The health benefits of this cinema food are generally low, and have been debated for years. Owner of Sony Pictures, Michael Lynton, has been one of the chief arguers over this, and has wanted cinemas worldwide to stop providing this junk food and instead provide healthier alternatives, like crudités, smoothies, nuts, granola bars and additive-free air-popped popcorn.

===Altercations===
Patrons are typically angered by cellphone use, talking, and other disturbances during the viewing. Although violence in American movie theaters is uncommon, there have been several notable cases of violence that occurred in movie theaters.

In 1989, screenings of Harlem Nights across the country lead to gunfire and fistfights. Two people were killed in a shooting in Southfield, Michigan, and a teenage male was killed in a shooting at a theater in Richmond, California.
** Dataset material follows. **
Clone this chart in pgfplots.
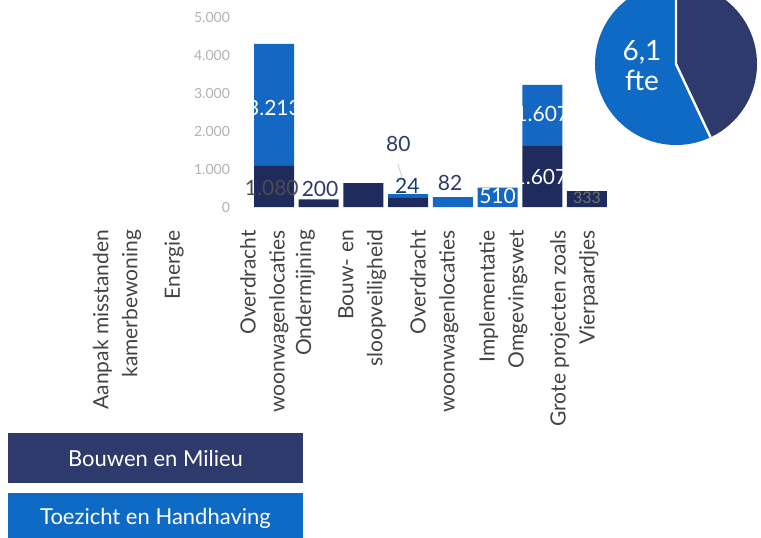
\documentclass[border=0pt]{standalone}
\usepackage{pgfplots}
\pgfplotsset{compat=1.18}
\usepackage{fontspec}
\setmainfont{Lato}
\definecolor{bmDark}{HTML}{1F2B5C}
\definecolor{thBlue}{HTML}{1467C3}
\definecolor{legDark}{HTML}{2E3A6C}
\definecolor{legBlue}{HTML}{0F6AC6}
\definecolor{labNavy}{HTML}{2E3A6B}
\definecolor{catText}{HTML}{444444}

% pie shares (fte)
\def\pieTH{6.1}
\def\pieBM{4.6}

\begin{document}
\begin{tikzpicture}[x=0.5pt,y=0.5pt,
  lbl/.style={font=\fontsize{10.5}{12}\selectfont}]
\path[use as bounding box] (0,0) rectangle (761,537);
\clip (0,0) rectangle (761,537);
% axis origin at pixel (229.3, 207 from top) -> (114.65pt, 165pt)
\begin{axis}[
  at={(114.65pt,165pt)}, anchor=origin,
  scale only axis, width=264.7pt, height=95pt,
  xmin=-3.34, xmax=8.5, ymin=0, ymax=5000,
  ybar stacked, bar width=20pt,
  axis line style={draw=none}, major tick length=0pt,
  clip=false,
  xtick={-2.777,-1.502,0.512,1.429,2.704,4.315,5.858,7.447},
  xticklabels={{Aanpak misstanden\\kamerbewoning},Energie,{Overdracht\\woonwagenlocaties},Ondermijning,{Bouw- en\\sloopveiligheid},{Overdracht\\woonwagenlocaties},{Implementatie\\Omgevingswet},{Grote projecten zoals\\Vierpaardjes}},
  % shifts act in the rotated frame: xshift moves down, yshift moves right
  x tick label style={rotate=90, anchor=east, align=right, text=catText,
    font=\fontsize{10.5}{14.5}\selectfont, xshift=-8pt, yshift=-6pt},
  ytick={0,1000,2000,3000,4000,5000},
  yticklabel style={font=\fontsize{7}{8}\selectfont, text=black!30, xshift=78.5pt},
  /pgf/number format/1000 sep={.},
  /pgf/number format/assume math mode=true,
]
\addplot[fill=bmDark, draw=none] coordinates {(1,1080) (2,200) (3,630) (4,240) (5,0) (6,0) (7,1607) (8,420)};
\addplot[fill=thBlue, draw=none] coordinates {(1,3213) (2,0) (3,0) (4,100) (5,260) (6,510) (7,1607) (8,0)};

\coordinate (a1) at (axis cs:1,2605);
\coordinate (a2) at (axis cs:0.95,500);
\coordinate (a3) at (axis cs:2.03,474);
\coordinate (a4) at (axis cs:3.78,1658);
\coordinate (b4) at (axis cs:3.77,1132);
\coordinate (c4) at (axis cs:3.86,790);
\coordinate (a5) at (axis cs:3.98,553);
\coordinate (a6) at (axis cs:4.94,632);
\coordinate (a7) at (axis cs:6,290);
\coordinate (a8) at (axis cs:7,2447);
\coordinate (a9) at (axis cs:6.96,790);
\coordinate (a10) at (axis cs:8,250);
\end{axis}

% data labels
\node[lbl, text=white] at (a1) {3.213};
\node[lbl, text=black!70] at (a2) {1.080};
\node[lbl, text=labNavy] at (a3) {200};
\node[lbl, text=labNavy] at (a4) {80};
\draw[thBlue!40, line width=0.3pt] (b4) -- (c4);
\node[lbl, text=thBlue!60!black] at (a5) {24};
\node[lbl, text=labNavy] at (a6) {82};
\node[lbl, text=white] at (a7) {510};
\node[lbl, text=white] at (a8) {1.607};
\node[lbl, text=white] at (a9) {1.607};
\node[text=black!55, font=\fontsize{8}{9}\selectfont] at (a10) {333};

% legend boxes
\node[fill=legDark, text=white, minimum width=147.5pt, minimum height=25pt, inner sep=0pt,
  font=\fontsize{11}{13}\selectfont] at (155.5,79) {Bouwen en Milieu};
\node[fill=legBlue, text=white, minimum width=147.5pt, minimum height=25pt, inner sep=0pt,
  font=\fontsize{11}{13}\selectfont] at (155.5,19) {Toezicht en Handhaving};

% pie
\pgfmathsetmacro{\pieEnd}{90-360*\pieBM/(\pieTH+\pieBM)}
\begin{scope}[shift={(676,473)}]
\fill[legDark] (0,0) -- (90:81) arc[start angle=90, end angle=\pieEnd, radius=81] -- cycle;
\fill[legBlue] (0,0) -- (\pieEnd:81) arc[start angle=\pieEnd, end angle=-270, radius=81] -- cycle;
\draw[white, line width=1.2pt] (90:81) -- (0,0) -- (\pieEnd:81);
\end{scope}
\node[text=white, align=center, font=\fontsize{14}{15}\selectfont] at (642,471) {6,1\\fte};
\end{tikzpicture}
\end{document}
The violence lead to controversy for the movie.

In May 1998, eight people were shot and injured in a gang-related attack during a screening of I Got the Hook Up at a theater in Bakersfield, California.

On December 25, 2008, in Philadelphia, during a screening of The Curious Case of Benjamin Button, a 29-year-old man got upset at a loud man in a theater and threw popcorn at his son and shot the man in the left arm. The shooter was found guilty of aggravated assault and sentenced to 11 to 23 months of house arrest and 5 years of probation.

A screening of Alice in Wonderland had to be stopped short at the Regal Stadium 14 in Bowie, Maryland due to a fight that occurred over a teenager who constantly put her feet on the chair of a child sitting in front of her. The father of the child had to be escorted out of the theater by local police.

On January 13, 2014, a 71-year-old retired police officer shot at a couple who were allegedly texting during a screening of Lone Survivor in Wesley Chapel, Florida. The 43-year-old male victim died soon afterwards. The suspect was charged with second degree murder and attempted murder.

===Mass shootings===
On July 20, 2012, during a midnight screening of the film The Dark Knight Rises at a Century movie theater in Aurora, Colorado, James Eagan Holmes perpetrated a mass shooting, killing 12 and injuring 70 others. It was the second-deadliest shooting in Colorado, and had the largest number of casualties of any U.S. mass shooting until the Orlando nightclub shooting. Christian Bale, who plays Batman in the film, visited several victims in the hospital. The shooting also led to threats of violence across other theaters in the county screening The Dark Knight Rises, as well as an increase in security in theaters. Holmes is currently serving a sentence of life without parole.

On July 23, 2015, during a screening of Trainwreck, John Russel Houser opened fire at The Grand Theatre in Lafayette, Louisiana, killing two and wounding nine others, before committing suicide.